Tout aussi nombreux ont été ceux qui ont émis l’hypothèse que ce n’était pas du côté d’extrémistes religieux qu’il fallait chercher des responsables mais du côté de l’armée. A Poso, Sulaiman Mamar, notable musulman partie prenante des accords de Malino, les habitants de la province ont indiqué à de nombreuses occasions qu’ils étaient fatigués par les violences passées et qu’ils ne voulaient plus les voir ressurgir. “Nous suspectons que ce sont des rivalités et des jalousies entre forces de sécurité qui sont la cause de ces récentes violences a-t-il déclaré, précisant qu’il est de notoriété quasi publique que les militaires postés dans la province sont jaloux du fait que la plus grande part des moyens déployés par l’administration locale pour assurer la sécurité va aux forces de police. “La police vient de recevoir 120 motos et sept voitures tandis que les militaires n’ont rien eu a-t-il ajouté, tout en confiant qu’“il s’agit d’informations non confirmées.”

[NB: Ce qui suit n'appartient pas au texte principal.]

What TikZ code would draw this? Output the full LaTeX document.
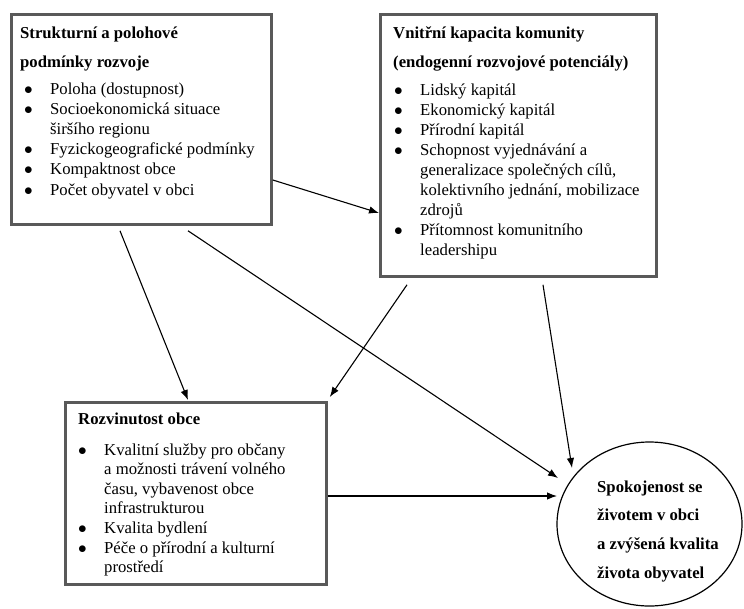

Hasyim Muzadi, président de la Nahdlatul Ulama, la plus importante organisation musulmane de masse du pays, a appelé le 14 octobre les responsables religieux de Poso à prévenir tout regain de violence afin de désarmer à la base toute tentative visant à replonger la région dans le chaos. Commentant l’usage des forces de l’ordre dans le maintien de la paix, il a ajouté : “Parfois, nous ne parvenons pas à voir la racine du problème. Une forte coordination entre les organes de sécurité dans ce pays est plus que nécessaire.”